A few years ago my brother Yair got married. He and his wife Joanna decided to have a community chuppah. They asked me if I would help and of course I said yes! They had their guests to send bits of fabric, beautiful or meaningful or both, to me, and I put the lot together into a patchwork Chuppah for them.
The fabrics include T-shirts belonging to my Dad, with photos of some of his grandchildren; fabric from a dress Joanna's grandmother had made for Joanna's mother when she was a teenager; strips from my grandmother's kitchen towels; commemoration t shirts; fabric drawn on with fabric markers, decorated by my youngest daughter and oldest niece; a piece with an embroidered message from my older daughter; silk given by one of Joanna's friends; and an embroidered purse, cut into its parts and incorporated. There are many other cuts of fabric contributed by more friends.
The experience was great, and quite meaningful to me. Not only did I get to Make a quilt for Yair and Joanna, but I got to learn and stretch as a quilter.

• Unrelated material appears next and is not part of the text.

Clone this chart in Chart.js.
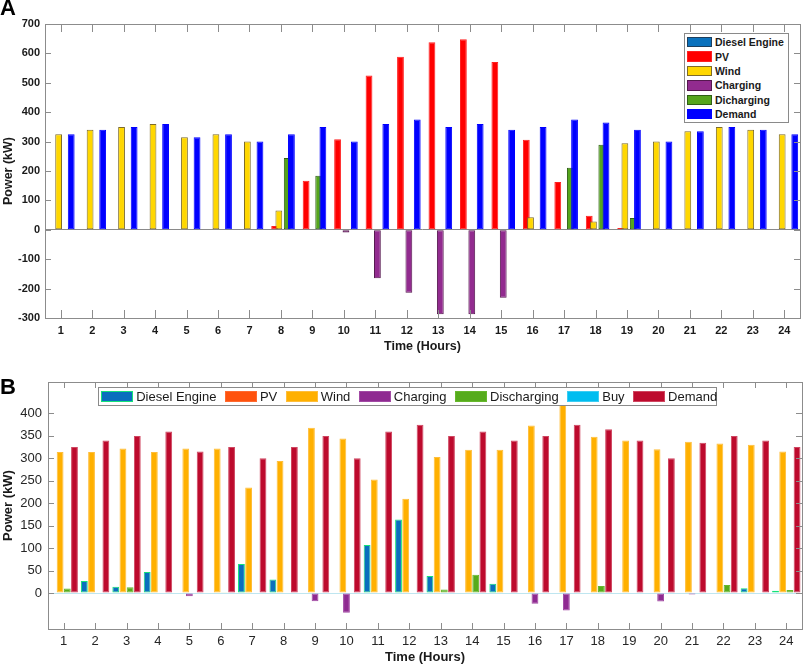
<!DOCTYPE html>
<html>
<head>
<meta charset="utf-8">
<script src="https://cdn.jsdelivr.net/npm/chart.js@4.4.1/dist/chart.umd.min.js"></script>
<style>
  body { margin: 0; background: #fff; width: 803px; height: 665px; position: relative; overflow: hidden;
         font-family: "Liberation Sans", Arial, sans-serif; }
  canvas { position: absolute; left: 0; }
  #chartA { top: 0; }
  #chartB { top: 356px; }
  .panel-label { position: absolute; left: 0; font-weight: bold; font-size: 22px; line-height: 22px; color: #000; }
  .legend { position: absolute; box-sizing: border-box; background: #fff; border: 1px solid #8a8a8a; color: #1a1a1a; }
  #legendA { left: 684px; top: 33px; width: 105px; height: 90px; padding: 1px 0 0 2.3px;
             font-weight: bold; font-size: 10.5px; }
  #legendA .row { height: 14.4px; display: flex; align-items: center; white-space: nowrap; }
  #legendA .sw { width: 25px; height: 10.5px; box-sizing: border-box; border: 1px solid; margin-right: 2.7px; }
  #legendB { left: 98px; top: 387px; width: 619px; height: 19px; padding-left: 2px;
             display: flex; align-items: center; gap: 8.3px; font-size: 13px; }
  #legendB .item { display: flex; align-items: center; white-space: nowrap; }
  #legendB .sw { width: 32px; height: 11.7px; box-sizing: border-box; border: 1px solid; margin-right: 3.2px; }
</style>
</head>
<body>
<canvas id="chartA" width="803" height="356"></canvas>
<canvas id="chartB" width="803" height="309"></canvas>
<div class="panel-label" style="top:-3px">A</div>
<div class="panel-label" style="top:376px">B</div>
<div id="legendA" class="legend"></div>
<div id="legendB" class="legend"></div>
<script>
// hours on the x axis (both panels)
const hours = ['1','2','3','4','5','6','7','8','9','10','11','12',
               '13','14','15','16','17','18','19','20','21','22','23','24'];

// panel A values (kW)
const dieselA      = [0,0,0,0,0,0,0,0,0,0,0,0,0,0,0,0,0,0,0,0,0,0,0,0];
const pvA          = [0,0,0,0,0,0,0,13,167,308,525,589,638,648,571,306,163,48,6,0,0,0,0,0];
const windA        = [325,340,350,360,315,325,300,66,0,0,0,0,0,0,0,43,0,28,294,300,335,350,340,325];
const chargingA    = [0,0,0,0,0,0,0,0,0,-9,-165,-214,-287,-287,-231,0,0,0,0,0,0,0,0,0];
const dischargingA = [0,0,0,0,0,0,0,244,184,0,0,0,0,0,0,0,211,289,40,0,0,0,0,0];
const demandA      = [325,340,350,360,315,325,300,325,350,300,360,375,350,360,340,350,375,365,340,300,335,350,340,325];
const yTicksA = [-300,-200,-100,0,100,200,300,400,500,600,700];

// panel B values (kW)
const dieselB      = [0,27,14,47,0,0,65,30,0,0,107,164,38,0,21,0,0,0,0,0,0,0,11,5];
const pvB          = [0,0,0,0,0,0,0,0,0,0,0,0,0,0,0,0,0,0,0,0,0,0,0,0];
const windB        = [314,314,322,314,322,322,235,294,368,344,253,210,303,319,319,373,420,348,340,320,337,333,330,315];
const chargingB    = [0,0,0,0,-7,0,0,0,-18,-44,0,0,0,0,0,-24,-39,0,0,-19,-3,0,0,0];
const dischargingB = [10,0,13,0,0,2,0,0,0,0,0,0,8,41,0,0,0,16,0,0,0,18,0,7];
const buyB         = [0,0,0,0,0,0,0,0,0,0,0,0,0,0,0,0,0,0,0,0,0,0,0,0];
const demandB      = [325,340,350,360,315,325,300,325,350,300,360,375,350,360,340,350,375,365,340,300,335,350,340,325];
const yTicksB = [0,50,100,150,200,250,300,350,400];

const namesA = ['Diesel Engine','PV','Wind','Charging','Dicharging','Demand'];
const fillA  = ['#0b72bd','#ff0000','#ffd700','#922b8f','#55a51c','#0000ff'];
const edgeA  = ['#1d3f5e','#ff2020','#7d6b2a','#55184f','#2f5f16','#0000ff'];

const namesB = ['Diesel Engine','PV','Wind','Charging','Discharging','Buy','Demand'];
const fillB  = ['#0a6fbd','#ff520d','#ffb000','#8f2a91','#56ab1c','#00bdf0','#bd0a2d'];
const edgeB  = ['#14e27a','#ff6a30','#ffbe3a','#a24aa4','#66b82c','#3ccdf2','#cf4660'];

Chart.defaults.font.family = '"Liberation Sans", Arial, sans-serif';
Chart.defaults.animation = false;

// MATLAB draws later series on top, chart.js the other way round
const drawInOrder = {
  id: 'drawInOrder',
  beforeDatasetsDraw(chart) {
    chart.getSortedVisibleDatasetMetas().forEach(meta => {
      if (chart._drawDataset) chart._drawDataset(meta); else meta.controller.draw();
    });
    return false;
  }
};

// box round the plot + inward tick marks
const frame = {
  id: 'frame',
  afterDraw(chart, args, opts) {
    const { ctx, chartArea: a, scales: { x, y } } = chart;
    ctx.save();
    ctx.strokeStyle = opts.color;
    ctx.lineWidth = 1;
    ctx.beginPath();
    x.ticks.forEach((t, i) => {
      const px = Math.round(x.getPixelForTick(i)) + 0.5;
      ctx.moveTo(px, a.top); ctx.lineTo(px, a.top + opts.xTick);
      ctx.moveTo(px, a.bottom); ctx.lineTo(px, a.bottom - opts.xTick);
    });
    y.ticks.forEach(t => {
      const py = Math.round(y.getPixelForValue(t.value)) + 0.5;
      ctx.moveTo(a.left, py); ctx.lineTo(a.left + opts.yTick, py);
      ctx.moveTo(a.right, py); ctx.lineTo(a.right - opts.yTick, py);
    });
    ctx.stroke();
    ctx.strokeRect(Math.round(a.left) + 0.5, Math.round(a.top) + 0.5,
                   Math.round(a.right - a.left), Math.round(a.bottom - a.top));
    ctx.restore();
  }
};

function makeDatasets(names, values, fills, edges) {
  return names.map((n, i) => ({
    label: n,
    data: values[i],
    backgroundColor: fills[i],
    borderColor: edges[i],
    borderWidth: 1,
    borderSkipped: false
  }));
}

// ---- panel A ----
new Chart(document.getElementById('chartA'), {
  type: 'bar',
  data: {
    labels: hours,
    datasets: makeDatasets(namesA, [dieselA, pvA, windA, chargingA, dischargingA, demandA], fillA, edgeA)
  },
  options: {
    responsive: false,
    events: [],
    categoryPercentage: 0.8,
    barPercentage: 1.62,
    layout: { padding: { top: 24, right: 3, left: 0, bottom: 0 } },
    plugins: {
      legend: { display: false },
      tooltip: { enabled: false },
      frame: { color: '#8c8c8c', xTick: 8, yTick: 6 }
    },
    scales: {
      x: {
        afterFit: s => { s.height = 38; },
        grid: { display: false, drawTicks: false },
        border: { display: false },
        ticks: { font: { size: 11, weight: 'bold' }, color: '#1a1a1a', padding: 6, maxRotation: 0, autoSkip: false },
        title: { display: true, text: 'Time (Hours)', color: '#1a1a1a',
                 font: { size: 12.5, weight: 'bold' }, padding: { top: 0, bottom: 2 } }
      },
      y: {
        min: -300, max: 700,
        afterBuildTicks: s => { s.ticks = yTicksA.map(v => ({ value: v })); },
        afterFit: s => { s.width = 45; },
        grid: { drawTicks: false, color: c => (c.tick && c.tick.value === 0) ? '#8a8a8a' : 'rgba(0,0,0,0)' },
        border: { display: false },
        ticks: { font: { size: 11, weight: 'bold' }, color: '#1a1a1a', padding: 5 },
        title: { display: true, text: 'Power (kW)', color: '#1a1a1a',
                 font: { size: 12.5, weight: 'bold' }, padding: { top: 1, bottom: 0 } }
      }
    }
  },
  plugins: [drawInOrder, frame]
});

// ---- panel B ----
new Chart(document.getElementById('chartB'), {
  type: 'bar',
  data: {
    labels: hours,
    datasets: makeDatasets(namesB, [dieselB, pvB, windB, chargingB, dischargingB, buyB, demandB], fillB, edgeB)
  },
  options: {
    responsive: false,
    events: [],
    categoryPercentage: 0.8,
    barPercentage: 1.9,
    layout: { padding: { top: 26, right: 1, left: 0, bottom: 0 } },
    plugins: {
      legend: { display: false },
      tooltip: { enabled: false },
      frame: { color: '#8c8c8c', xTick: 6, yTick: 6 }
    },
    scales: {
      x: {
        afterFit: s => { s.height = 36; },
        grid: { display: false, drawTicks: false },
        border: { display: false },
        ticks: { font: { size: 13 }, color: '#262626', padding: 5, maxRotation: 0, autoSkip: false },
        title: { display: true, text: 'Time (Hours)', color: '#1a1a1a',
                 font: { size: 13, weight: 'bold' }, padding: { top: 0, bottom: 0 } }
      },
      y: {
        min: -80, max: 470,
        afterBuildTicks: s => { s.ticks = yTicksB.map(v => ({ value: v })); },
        afterFit: s => { s.width = 48; },
        grid: { drawTicks: false, color: c => (c.tick && c.tick.value === 0) ? '#bfe6f0' : 'rgba(0,0,0,0)' },
        border: { display: false },
        ticks: { font: { size: 13 }, color: '#262626', padding: 6 },
        title: { display: true, text: 'Power (kW)', color: '#1a1a1a',
                 font: { size: 13, weight: 'bold' }, padding: { top: 1, bottom: 0 } }
      }
    }
  },
  plugins: [drawInOrder, frame]
});

// legends, drawn as boxes over the plot like the original
const legA = document.getElementById('legendA');
legA.innerHTML = namesA.map((n, i) =>
  `<div class="row"><span class="sw" style="background:${fillA[i]};border-color:${edgeA[i]}"></span>${n}</div>`
).join('');

const legB = document.getElementById('legendB');
legB.innerHTML = namesB.map((n, i) =>
  `<div class="item"><span class="sw" style="background:${fillB[i]};border-color:${edgeB[i]}"></span>${n}</div>`
).join('');
</script>
</body>
</html>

Since the piece grew as each contribution came in, I had no set plan before I started. This is reminiscent of the Crazy Quilt with two important differences. First, the pieces were not cut in weird angles and, second, I did not use decorative stitching. I did, however, incorporated lace, ribbons, yarn, and crocheted material. It was great to lay them all down, sew them together, and watch the piece come together.
Now, before I knew about Yair and Joanna's idea of the community Chuppah, I'd decided to make them one of my own. I asked them, and they said yes. This is what I made:
And a detail:
The center blocks are birds flying in a circle. I'd figured out the pattern from a picture in a book my mother gave me about quilters in America. It took a while, and some geometry, but I did figure it out. working with diamond-shaped pieces was interesting, and challenging. The border is in the "flying geese" patten and is made with different-sized triangles. This side of the Chuppah let me use many scraps I had and I was able to incorporate older fabric from various projects and clothes I'd made.
I made both pieces the same size, sewed them together, and voila! My brother and his wife had a double-sided Chuppah for their wedding.
The Chuppah is now hanging in their living room and they alternate the sides so that both are part of their house.
I get great pleasure from seeing it, and remembering the day, the process, and all the stories behind it.
One of the things I love most about quilting (or patchwork really) is the fact that it is so multilayered, but in fabric and in meaning. How great to be able to use fabric used by 4 different generations, of multiple families, across two continents, bringing together family and friends into one piece.